Time Management for Leaders (Americas only)
Time is a scarce commodity, representing a tremendous challenge for most managers. Yet, the problem is not really how to manage time but rather a more subtle problem of self-management along with following a more structured process. Leaders must be able to make the most of their own time and also help employees better manage their time.
Time Management for Leaders focuses on both the tools of time management as well as the self-management required to overcome some of the common barriers to effective time management, such as procrastination and not adhering to consistent use of tools and best practices. Participants learn how to apply a time management process: Plan, Prioritize, and Protect.
Time Management for Leaders ensures that an organization’s leaders are able to better manage themselves and their time, as well as able to help employees learn to make the most of their time.

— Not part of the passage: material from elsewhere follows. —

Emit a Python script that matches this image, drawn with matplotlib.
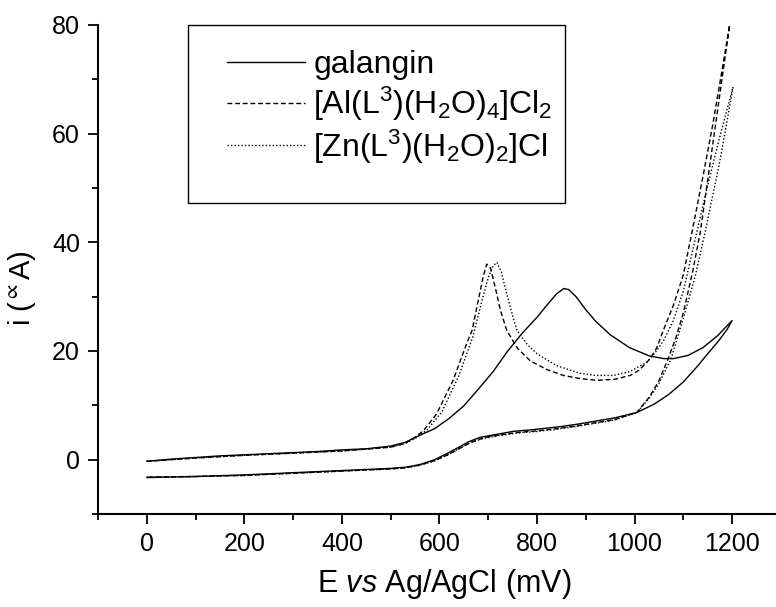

Time Management for Leaders is delivered as a 3-hour virtual module. The program can be facilitated by Wilson Learning or a leader-trained in-house certified facilitator. This enables:
- Peer-to-peer virtual, real-time interaction among the participants and the facilitator
- True-to-life skills practice with immediate in-person feedback
- The opportunity for real-time commitment to action
Time Management for Leaders is not linked to a particular planner or tool but provides insight that applies to whatever system may already be in use.
Enabling Improved Performance
Time Management for Leaders features various performance application, reinforcement, and support tools. These tools help ensure that leaders can develop skills during the workshop and then fine-tune and apply their newly acquired skills and behaviors back in the organization. Involving managers and training them to coach is also important for successful implementation.
Measurement and Evaluation
Organizations that implement Time Management for Leaders have access to a broad range of tools to measure initial behavioral changes and business results. One approach may be a web-based survey of participants to identify the degree of change and the differences this change makes. More involved and thorough research options are also available.